How can organizations secure machine learning models against extraction?

Protecting deployed models requires combining technical, operational, and policy measures that reduce the ability of an attacker to reconstruct a model or extract proprietary behavior. Research by Nicholas Carlini at Google Research demonstrates that models can unintentionally reveal training data and learned parameters, and foundational work by Cynthia Dwork at Harvard University establishes differential privacy as a rigorous way to bound information leakage. These lines of evidence show that defenses must address both query-level leakage and aggregate memorization.

Technical defenses

At the model level, applying differential privacy during training and deployment reduces how much any single input can influence outputs, limiting extraction and membership inference. Model watermarking and fingerprinting embed subtle, verifiable signals in outputs so a provider can prove a copied model derives from their asset, though watermarks can be removed under some attacks. Output-side controls such as returning top-k labels only, adding calibrated noise to confidences, and coarsening responses make replication harder while preserving utility for legitimate users. Ensemble or randomized prediction interfaces diversify responses so repeated probing yields inconsistent targets, increasing the cost of reconstruction.

Operational and cultural measures

Monitoring API usage, enforcing rate limiting, and anomaly detection for suspicious query patterns are practical first lines of defense. Research by Ari Juels at Cornell Tech on attacks against prediction services emphasizes how public APIs and misconfigured access controls invite theft. Operational controls must be paired with legal and contractual protections—explicit licensing, access agreements, and takedown policies—especially across jurisdictions with differing data-protection regimes such as the European Union and the United States. Cultural awareness matters: teams must treat model artifacts as intellectual property and train staff on secure deployment practices to prevent accidental exposure.

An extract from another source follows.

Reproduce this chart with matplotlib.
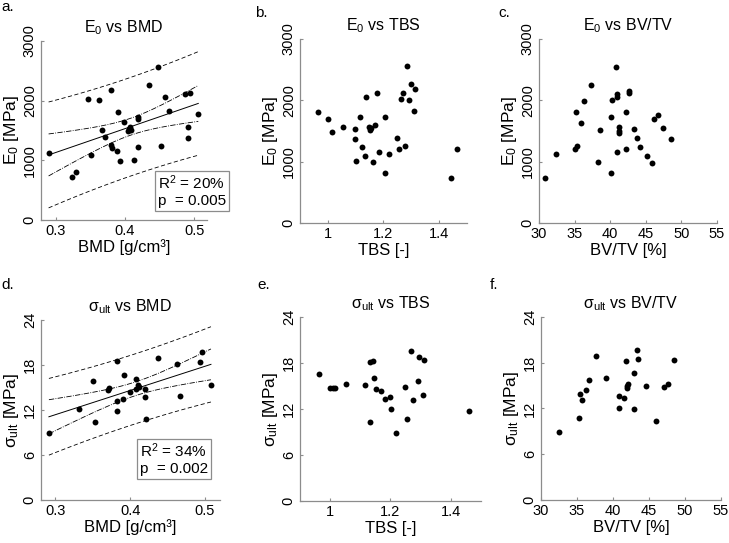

Consequences of inadequate defenses include intellectual property loss, privacy breaches for people in training data, and increased carbon footprint when copied models are retrained at scale. Attack success can also trigger regulatory penalties under frameworks like GDPR if personal data is exposed. Effective protection therefore blends provable techniques from academic research, such as differential privacy advocated by Cynthia Dwork at Harvard University, with engineering controls and governance. Continuous evaluation, red-teaming, and collaboration with external researchers balance availability and security while maintaining trust in deployed machine learning systems.